Andalousie,  Espagne

Somonte, les irréductibles de la terre

Située en pleine campagne andalouse à 11 kilomètres de Palma del Rio, entre Séville et Cordoue, la ferme de Somonte fut entre 2012 et 2017 le symbole de la rébellion des agriculteurs saisonniers.

Au printemps de 2012, 500 ouvriers agricoles au chômage décident d’occuper une ferme appartenant au gouvernement andalou. Pour survivre en temps de crise, ils réclament le droit de cultiver plus de 400 hectares de terre agricole.

La terre est un droit

Fin 2011, une décision du gouvernement andalou met le feu aux poudres. Pour renflouer ses caisses, la « Junta » décide de mettre aux enchères 22 000 hectares de terrains publics. Pour les ouvriers agricoles, c’est la goutte d’eau qui fait déborder le vase. « La terre est un droit, elle est faite pour vivre et manger, pas pour spéculer », s’indigne Lola Alvarez, porte-parole de la rébellion paysanne.

Lola aime cette terre qu’elle cultive depuis l’âge de 16 ans. « On ne pouvait tolérer cette situation, on n’allait pas accepter que ces terres tombent dans les mains de grands propriétaires terriens », s’indigne-t-elle. Une situation encore plus inacceptable pour des ouvriers agricoles, particulièrement touchés par la crise espagnole dans une région où le chômage frappe 35% de ses actifs, soit neuf points de plus que la moyenne espagnole. En colère, des saisonniers agricoles décident alors, en mars 2012, d’occuper cette propriété publique en jachère.

Contre les latifundia

Sur les murs blancs du hangar principal, on peut lire les motifs de leur combat « Andalous, n’émigrez-pas, battez-vous. Cette terre est la vôtre, récupérez-la! » Lola se dit outrée par les « latifundia », ces immenses exploitations qui « mettent sous pression les saisonniers et s’enrichissent avec les subventions de la PAC ».  Un de ses compagnons de lutte, Javier Ballestero, 49 ans, acquiesce et pointe du doigt le terrain adjacent, propriété de la duchesse d’Alba, qui percoit, selon lui, « 5600 euros par jour » au titre de subventions. Une situation inadmissible alors que « 35.000 petits agriculteurs disparaissent chaque année », s’exclame l’ouvrier agricole.

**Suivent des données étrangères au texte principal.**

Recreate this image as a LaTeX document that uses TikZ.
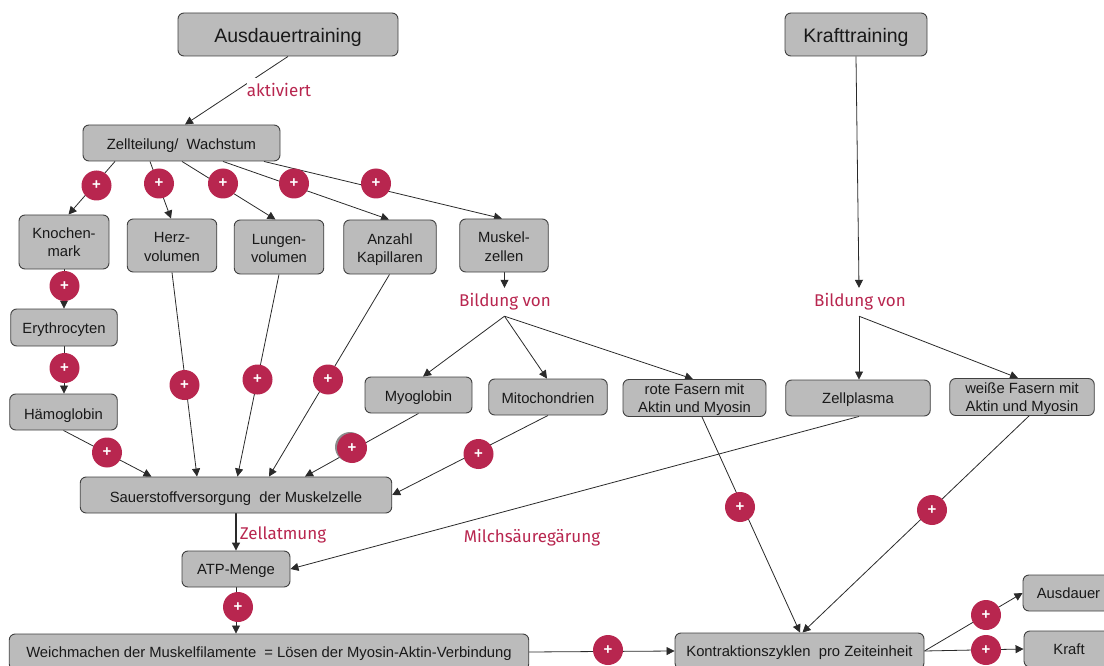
\documentclass[tikz,border=0pt]{standalone}
\usepackage{fontspec}
\setmainfont{Liberation Sans}
\newfontfamily\redfont{Fira Sans}
\usetikzlibrary{arrows.meta,backgrounds}
\definecolor{boxfill}{HTML}{BBBBBB}
\definecolor{boxline}{HTML}{404040}
\definecolor{plusred}{HTML}{B8264F}
\definecolor{conn}{HTML}{2A2A2A}
\newcommand\lineup[1]{\rule{0pt}{#1pt}}
\tikzset{
  x=1pt,y=-1pt,
  box/.style={draw=boxline,fill=boxfill,rounded corners=6,line width=0.9,inner sep=0,align=center,
    font=\fontsize{14.8}{18}\selectfont,text=black!90,
    execute at begin node={\rule[-4pt]{0pt}{19pt}},
    execute at end node={\rule[-4pt]{0pt}{19pt}}},
  dn/.style={execute at begin node={\rule{0pt}{#1pt}}},
  bigbox/.style={box,dn=21,font=\fontsize{19.5}{22}\selectfont},
  plus/.style={circle,fill=plusred,minimum size=30,inner sep=0,text=white,font=\bfseries\fontsize{15}{15}\selectfont},
  rel/.style={text=plusred,inner sep=0,font=\redfont\fontsize{17}{18}\selectfont},
  arrow/.style={draw=conn,line width=0.8,-{Triangle[length=8,width=8]}},
}
\begin{document}
\begin{tikzpicture}
\useasboundingbox (0,0) rectangle (1104,666);
\clip (0,0) rectangle (1104,666);
% boxes
\node[bigbox,minimum width=220,minimum height=43] (aus) at (288,34.5) {Ausdauertraining};
\node[bigbox,minimum width=142,minimum height=43] (kt) at (856,34.5) {Krafttraining};
\node[box,dn=17,minimum width=197,minimum height=36] (z) at (181.5,143) {Zellteilung/\ \ Wachstum};
\node[box,minimum width=90,minimum height=54] (kn) at (64,242) {\lineup{15}Knochen-\\mark};
\node[box,minimum width=89.5,minimum height=53] (he) at (172,245.5) {\lineup{17}Herz-\\volumen};
\node[box,minimum width=89.5,minimum height=54] (lu) at (279,247) {\lineup{17}Lungen-\\volumen};
\node[box,minimum width=92.5,minimum height=54] (an) at (390,247) {\lineup{17}Anzahl\\Kapillaren};
\node[box,minimum width=88.5,minimum height=53] (mu) at (504,245.5) {\lineup{17}Muskel-\\zellen};
\node[box,minimum width=106.5,minimum height=37] (er) at (64,327.5) {Erythrocyten};
\node[box,dn=18,minimum width=107.5,minimum height=36] (ha) at (63.5,412) {Hämoglobin};
\node[box,dn=17,minimum width=107,minimum height=36] (my) at (418.5,395) {Myoglobin};
\node[box,dn=17,minimum width=118.5,minimum height=36] (mi) at (548,397) {Mitochondrien};
\node[box,minimum width=143,minimum height=36] (ro) at (694.5,398) {\lineup{15}rote Fasern mit\\Aktin und Myosin};
\node[box,minimum width=144.5,minimum height=36] (ze) at (858,398) {Zellplasma};
\node[box,minimum width=144.5,minimum height=36] (we) at (1022,397) {\lineup{15}weiße Fasern mit\\Aktin und Myosin};
\node[box,dn=19,minimum width=311.5,minimum height=36] (sa) at (236,495) {Sauerstoffversorgung\ \ der Muskelzelle};
\node[box,minimum width=108,minimum height=36] (at) at (236,569) {ATP-Menge};
\node[box,minimum width=519.5,minimum height=36] (wm) at (269,652) {Weichmachen der Muskelfilamente\ \ = Lösen der Myosin-Aktin-Verbindung};
\node[box,minimum width=249,minimum height=36] (ko) at (799.5,651) {Kontraktionszyklen\ \ pro Zeiteinheit};
\node[box,minimum width=91,minimum height=36] (ad) at (1068.5,593) {Ausdauer};
\node[box,minimum width=90,minimum height=36] (kr) at (1069,649) {Kraft};
% relation labels
\node[rel,minimum height=28] (bv1) at (505,302) {Bildung von};
\node[rel,minimum height=28] (bv2) at (860,302) {Bildung von};
% connectors
\begin{scope}[on background layer]
\draw[arrow] (aus.south) -- ([xshift=3.5]z.north);
\draw[arrow] ([xshift=-66.5]z.south) -- ([xshift=4.5]kn.north);
\draw[arrow] ([xshift=-31.5]z.south) -- ([xshift=-1]he.north);
\draw[arrow] ([xshift=0.5]z.south) -- ([xshift=-3.5]lu.north);
\draw[arrow] ([xshift=41.5]z.south) -- ([xshift=-1]an.north);
\draw[arrow] ([xshift=82.5]z.south) -- ([xshift=-2]mu.north);
\draw[arrow] (kn.south) -- (er.north);
\draw[arrow] (er.south) -- ([xshift=0.5]ha.north);
\draw[arrow] (ha.south) -- ([xshift=-84.5]sa.north);
\draw[arrow] (he.south) -- ([xshift=-39]sa.north);
\draw[arrow] (lu.south) -- ([xshift=1.5]sa.north);
\draw[arrow] ([xshift=-0.5]an.south) -- ([xshift=33]sa.north);
\draw[arrow] (my.south) -- ([xshift=69]sa.north);
\draw[arrow] (mi.south) -- (sa.east);
\draw[arrow] ([xshift=0.5]mu.south) -- ([xshift=-0.5]bv1.north);
\draw[arrow] ([xshift=-0.5]bv1.south) -- ([xshift=4.5]my.north);
\draw[arrow] ([xshift=-0.5]bv1.south) -- ([xshift=-1]mi.north);
\draw[arrow] ([xshift=-0.5]bv1.south) -- ([xshift=-1.5]ro.north);
\draw[arrow] (kt.south) -- ([xshift=-1]bv2.north);
\draw[arrow] ([xshift=-1]bv2.south) -- ([xshift=1]ze.north);
\draw[arrow] ([xshift=-1]bv2.south) -- ([xshift=-4]we.north);
\draw[arrow] ([xshift=1]ze.south) -- (at.east);
\draw[arrow] ([xshift=7.5]ro.south) -- ([xshift=0.5]ko.north);
\draw[arrow] ([xshift=7]we.south) -- ([xshift=3]ko.north);
\draw[arrow,line width=1.1] (sa.south) -- (at.north);
\draw[arrow] (at.south) -- (wm.north -| at.south);
\draw[arrow] (wm.east) -- (ko.west);
\draw[arrow] (ko.east) -- (ad.west);
\draw[arrow] (ko.east) -- (kr.west);
\end{scope}
% labels that interrupt lines
\node[rel,fill=white,minimum height=24] (l1) at (279,90) {aktiviert};
\node[rel] (l2) at (283,535) {Zellatmung};
\node[rel] (l3) at (532,538) {Milchsäuregärung};
% plus circles
\node[circle,fill=black!45,minimum size=30,inner sep=0] (shadow) at (350,447) {};
\foreach \n/\x/\y in {p1/96.5/185.5,p2/159/183.5,p3/223/183.5,p4/294/183.5,p5/376/183.5,
  p6/64.5/286,p7/64.5/368,p8/107/452.5,p9/184.5/385,p10/257.5/379.5,p11/328/379.5,
  p12/352/448,p13/478.5/454,p14/740/507,p15/932/510,p16/238/607,p17/608/650,p18/986/615,p19/986/650}
  \node[plus] (\n) at (\x,\y) {+};
\end{tikzpicture}
\end{document}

Malgré la chaleur accablante, les occupants s’affairent fiévreusement au potager où ils ont cultivé des pieds de tomate et autres légumes. Ils ont mis la terre en culture, pour fournir du travail et nourrir les agriculteurs du coin. « Nous ne sommes plus disposés à dépendre d’un propriétaire terrien. Nous n’acceptons plus d’être traités comme des esclaves », martèle l’ouvrière agricole, engagée depuis treize ans dans le Syndicat andalou des travailleurs (SAT).

Pas peur de l’expulsion

Pour ces irréductibles de la terre, les occupations ne sont pas un phénomène nouveau mais jusqu’à l’effondrement de l’économie espagnole, elles étaient surtout symboliques. À Somonte, Lola et ses camarades n’ont aucune intention de décamper. Même pas peur de l’expulsion: « Ils ont essayé il y a un an de ça, dit-elle. Mais nous sommes revenus dès le lendemain. Nous résisterons jusqu’au bout. »

Mais en juin 2017, les rebelles ont dû quitter la « finca » après une intervention de 16 agents de la Garde Civile. C’était la quatrième fois que les forces de l’ordre avaient fait déguerpir les occupants. En partant, ils ont promis de revenir pour une cinquième occupation.